Tinayuyot Tåsi : Ginen Salishan Giya Litekyan
Updated: Sep 27, 2020

This past weekend, the Tacoma Ocean Fest featured a powerful line-up of artists in celebration of World Ocean Day. As an invited guest of the festival, I thought it was a powerful opportunity to reflect on my family's relationship to the Ocean.
I thought about growing up on the Salishan | the Salish Sea and also momentarily called the Puget Sound | and how frequently our family would spend the weekend out fishing, clamming, & crabbing. And, by family I mean every CHamoru family (or at least that's how it felt) between Tsa-kole-chy | Whidbey Island | and Puyallup Territory | Tacoma | would meet up with us on the beach. At the end of the day, we would return to my nåna and påpa's house to process the catch, split it up among the families, cook and eat. People still talk about my påpa's legendary clam chowder.

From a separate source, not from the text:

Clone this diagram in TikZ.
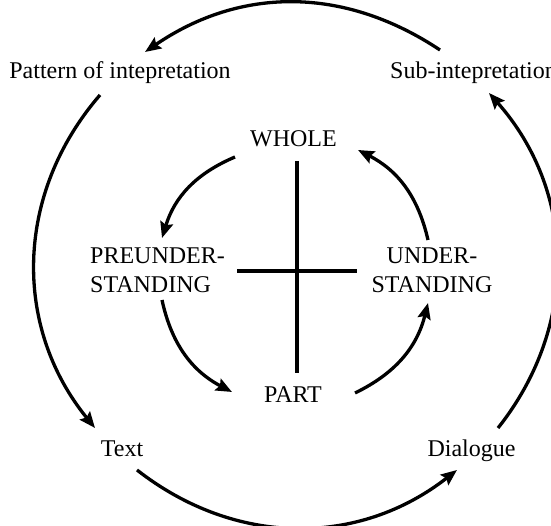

What I didn't realize at the time was that this was an indigenous Matao practice that my family carries with us. Embedded within it are beliefs about family, interconnectedness, the sacredness of the land and waters, sharing, reciprocity, and inafa'maolek (making things good for everyone). This practice of fåkkai | dividing up the catch | would have been practiced in my ancestral village of Tomhom | Tumon | and my family can not and does not practice this there because of the United State's ongoing attack against Matao/CHamoru people that manifests itself as land & cultural dispossession.
I was reflecting on how militarization, settler colonization, and displacement all impact my genealogical family, as well as the Native people's of Coast Salish territories, and the Black and non-Black Indigenous people who now call this place our home. I was reflecting on the interconnectedness of our struggles and liberation.
My current performance research project, MALI'E' draws it's name from a practice that my elders remember being practiced during these communal fishing events. Also called kantan chamorrita, mali'e | literally translated as 'to have been seen' | is a kind of call-and-response game of throwing improvised verses back and forth, where the winner exemplifies exceptional skill in wordplay, metaphor, allegory, language, meter, and rhyme.
I wanted to bring life to this practice by moving in call-and-response to the words of one of our people's fierce water protectors, Maria Hernandez, a mother and community organizer with Prutehi Litekyan, Save Ritidian. She recently gave a very powerful and concise talk on the impacts of militarization on our people at a recent trans-national webinar on cancelling RIMPAC. In thinking about how to respond to militarization, I was reminded of the teachings and work of a dear friend and elder, Squi qui Ray Williams. He has often talked about remembering our Unity with Creation, and human's need to be in balance with the four elements.
This dance is a prayer for inafa'maolek...
An end to militarization of our neighborhoods and homelands.
An end to systems built on ongoing murder, dispossession, enslavement, and displacement.
An end to all attacks on our people's Liberation.
The return of safety for Black and Native communities.
The return of our autonomy and self-determination.
The return of our spiritual, cultural, and material resources.
The re-emergence peace and balance on this planet.